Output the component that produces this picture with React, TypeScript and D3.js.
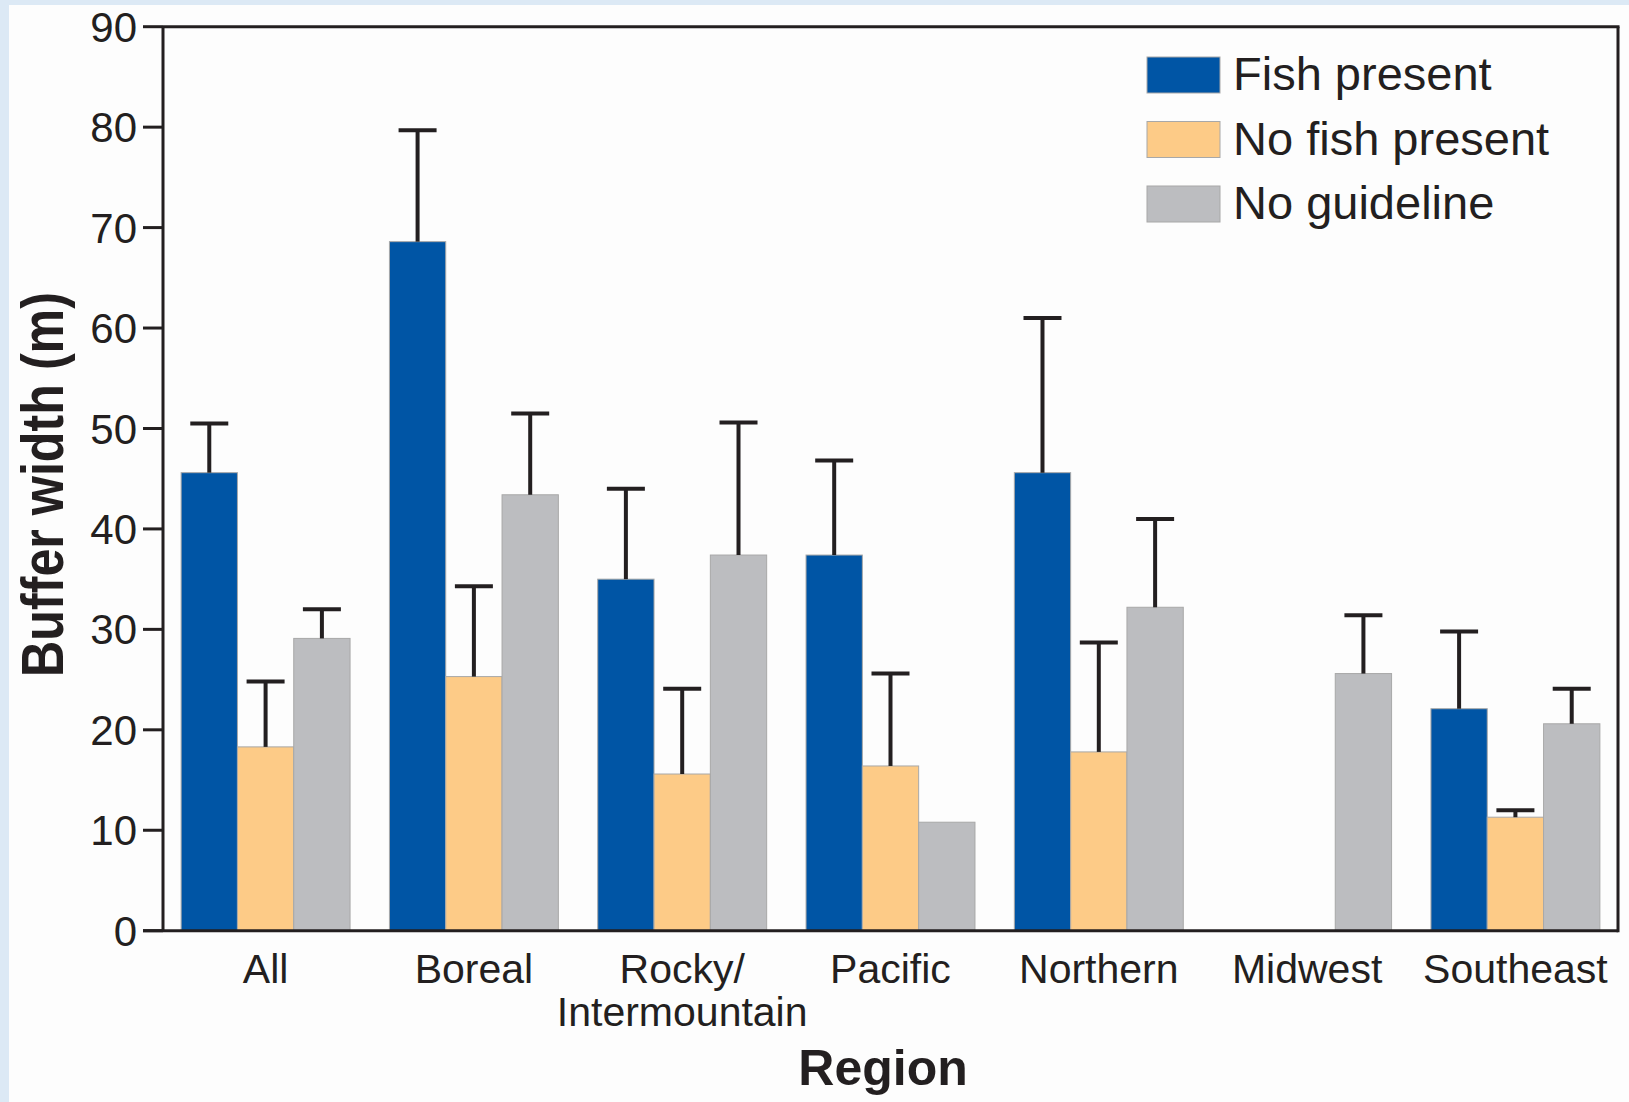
import React from "react";
import * as d3 from "d3";

const categories = ["All", "Boreal", "Rocky/\nIntermountain", "Pacific", "Northern", "Midwest", "Southeast"];
const seriesNames = ["Fish present", "No fish present", "No guideline"];
const fishPresent: (number | null)[] = [45.6, 68.6, 35.0, 37.4, 45.6, null, 22.1];
const fishPresentErr: (number | null)[] = [50.5, 79.7, 44.0, 46.8, 61.0, null, 29.8];
const noFish: (number | null)[] = [18.3, 25.3, 15.6, 16.4, 17.8, null, 11.3];
const noFishErr: (number | null)[] = [24.8, 34.3, 24.1, 25.6, 28.7, null, 12.0];
const noGuideline: (number | null)[] = [29.1, 43.4, 37.4, 10.8, 32.2, 25.6, 20.6];
const noGuidelineErr: (number | null)[] = [32.0, 51.5, 50.6, null, 41.0, 31.4, 24.1];
const yTicks = [0, 10, 20, 30, 40, 50, 60, 70, 80, 90];
const colors = ["#0055a5", "#fdcb87", "#bcbdc0"];

const W = 1629;
const H = 1102;
const left = 163;
const right = 1618;
const top = 26.7;
const bottom = 930.7;
const FONT = "'Liberation Sans', Arial, sans-serif";

export default function App() {
  const x = d3.scaleBand<string>().domain(categories).range([left, right]).paddingInner(0.189).paddingOuter(0.087);
  const xs = d3.scaleBand<string>().domain(seriesNames).range([0, x.bandwidth()]);
  const y = d3.scaleLinear().domain([0, 90]).range([bottom, top]);
  const values = [fishPresent, noFish, noGuideline];
  const errs = [fishPresentErr, noFishErr, noGuidelineErr];
  const capW = 38;

  return (
    <svg width={W} height={H} style={{ position: "absolute", left: 0, top: 0 }} fontFamily={FONT}>
      <rect x={0} y={0} width={W} height={H} fill="#dce9f5" />
      <rect x={9} y={5} width={W - 9} height={H - 5} fill="#fdfdfd" />
      {/* bars */}
      {categories.map((c, ci) =>
        seriesNames.map((s, si) => {
          const v = values[si][ci];
          if (v == null) return null;
          const bx = (x(c) as number) + (xs(s) as number);
          return (
            <rect key={c + s} x={bx} y={y(v)} width={xs.bandwidth()} height={bottom - y(v)} fill={colors[si]} stroke="#a8a8a8" strokeWidth={1} />
          );
        })
      )}
      {/* error bars */}
      {categories.map((c, ci) =>
        seriesNames.map((s, si) => {
          const v = values[si][ci];
          const e = errs[si][ci];
          if (v == null || e == null) return null;
          const cx = (x(c) as number) + (xs(s) as number) + xs.bandwidth() / 2;
          return (
            <g key={"e" + c + s} stroke="#231f20" strokeWidth={4}>
              <line x1={cx} x2={cx} y1={y(v)} y2={y(e)} />
              <line x1={cx - capW / 2} x2={cx + capW / 2} y1={y(e)} y2={y(e)} />
            </g>
          );
        })
      )}
      {/* frame */}
      <g stroke="#231f20" strokeWidth={3} fill="none">
        <line x1={left} x2={right + 1.5} y1={top} y2={top} />
        <line x1={right} x2={right} y1={top} y2={bottom + 1.5} />
        <line x1={left} x2={left} y1={top} y2={bottom} />
        <line x1={143} x2={right} y1={bottom} y2={bottom} />
        {yTicks.map((t) => (
          <line key={t} x1={143} x2={left} y1={y(t)} y2={y(t)} />
        ))}
      </g>
      {yTicks.map((t) => (
        <text key={"t" + t} x={137} y={y(t)} dy="0.36em" textAnchor="end" fontSize={42} fill="#231f20">
          {t}
        </text>
      ))}
      {categories.map((c) => {
        const lines = c.split("\n");
        const cx = (x(c) as number) + x.bandwidth() / 2;
        return (
          <text key={"c" + c} x={cx} y={983} textAnchor="middle" fontSize={41} fill="#231f20">
            {lines.map((l, i) => (
              <tspan key={i} x={cx} dy={i === 0 ? 0 : 43}>
                {l}
              </tspan>
            ))}
          </text>
        );
      })}
      <text x={883} y={1085} textAnchor="middle" fontSize={50} fontWeight="bold" fill="#231f20">
        Region
      </text>
      <text
        transform={`translate(63,484.5) rotate(-90)`}
        textAnchor="middle"
        fontSize={60}
        fontWeight="bold"
        fill="#231f20"
        textLength={385}
        lengthAdjust="spacingAndGlyphs"
      >
        Buffer width (m)
      </text>
      {/* legend */}
      {seriesNames.map((s, i) => (
        <g key={"l" + s} transform={`translate(1147,${57 + i * 64.5})`}>
          <rect x={0} y={0} width={73} height={36} fill={colors[i]} stroke="#a8a8a8" strokeWidth={1} />
          <text x={86} y={33} fontSize={47} fill="#231f20">
            {s}
          </text>
        </g>
      ))}
    </svg>
  );
}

» Exercise prompt
From the first line above down to the line with "import * as", reproduce every line and no others, omitting pictures.

» Exercise response
Output the component that produces this picture with React, TypeScript and D3.js.
import React from "react";
import * as d3 from "d3";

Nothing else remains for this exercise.